Picking up from the point about merch and gifts, it is indeed where a lot of both creativity and being fun/useful comes from. Given that most memorable and bought collaborations are from tea and coffee brands, innovating on the taste has its limitations and unconventional tastes are not always welcome (the strawberry liqueur latte from Luckin seems to have run into that problem).

The design of merchandise and complementary gifts is where most collaborations can differentiate themselves. Cups, sleeves, paper bags, magnets and stickers have become collectables and unused items are sold online, sometimes at very high prices. Consumers also form group chats to exchange information on collaboration bags and merch, with some even using them as materials for DIY projects.
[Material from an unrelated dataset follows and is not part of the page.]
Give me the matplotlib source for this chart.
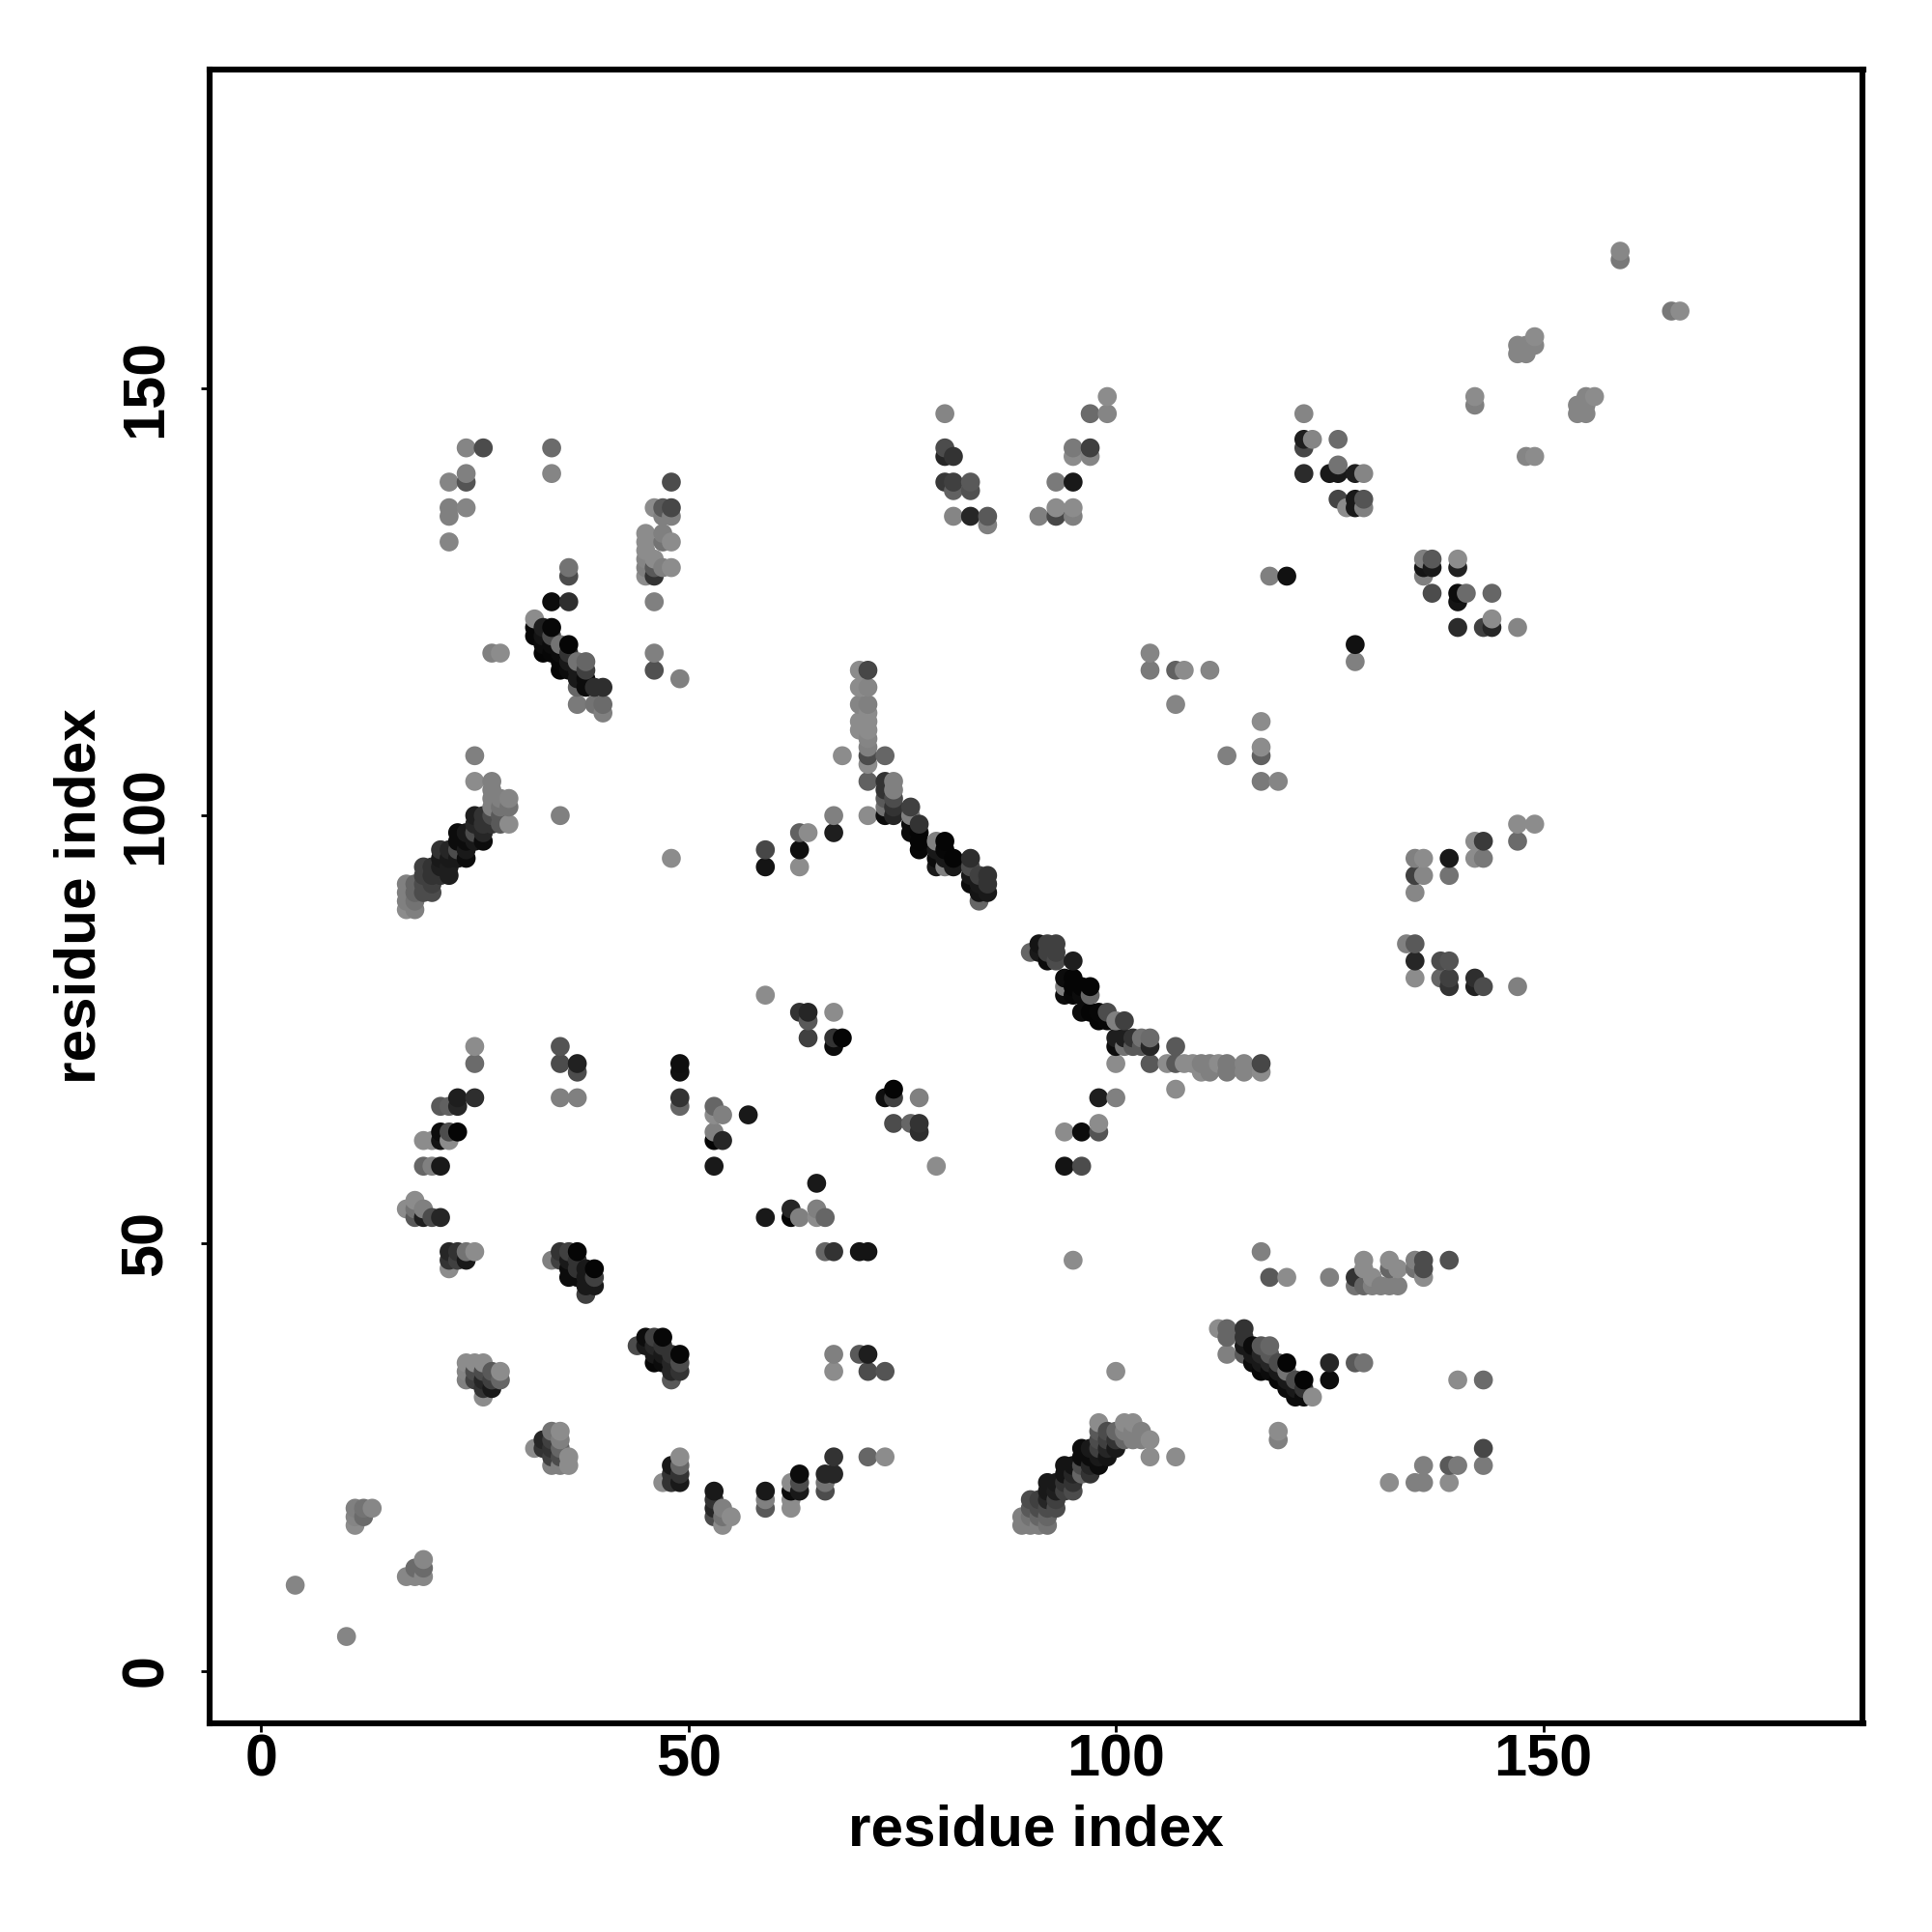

Another point worth mentioning is that the Nayuki x Fantasy co-branding actually builds on two collaboration trends of 2023; one being nostalgia, as exemplified by the success of the Tom & Jerry collabs and the other being musical artist collaborations, which the Nayuki one technically is not. Examples include singer Jackson Wang’s partnership with tea brand Chagee, folk rock band Wutiaoren with More Yogurt and pop star Roy Wang with Mixue Bingcheng.

Collaborating with tea or coffee chains can help brands tap into the young, urban, professional and predominately female audience

Consumer enthusiasm remains largely unchanged according to the survey, even with this many collaborations in 2023. However, these campaigns remain an important marketing technique. The key to successful co-branding campaigns lies in memorability and sales, which the research shows are two different things. Partner selection and the products, including merch and gifts are the two most important things for brands to consider when looking into collaborations. Also, partnering with tea and coffee brands seems to be a winning formula for IPs and brands. Collaborating with tea or coffee chains can help brands tap into the young, urban, professional and predominately female audience that responded to the DT survey. While tea and coffee brands can benefit from luxury, designer or artist co-brandings to elevate the brand status and narrative.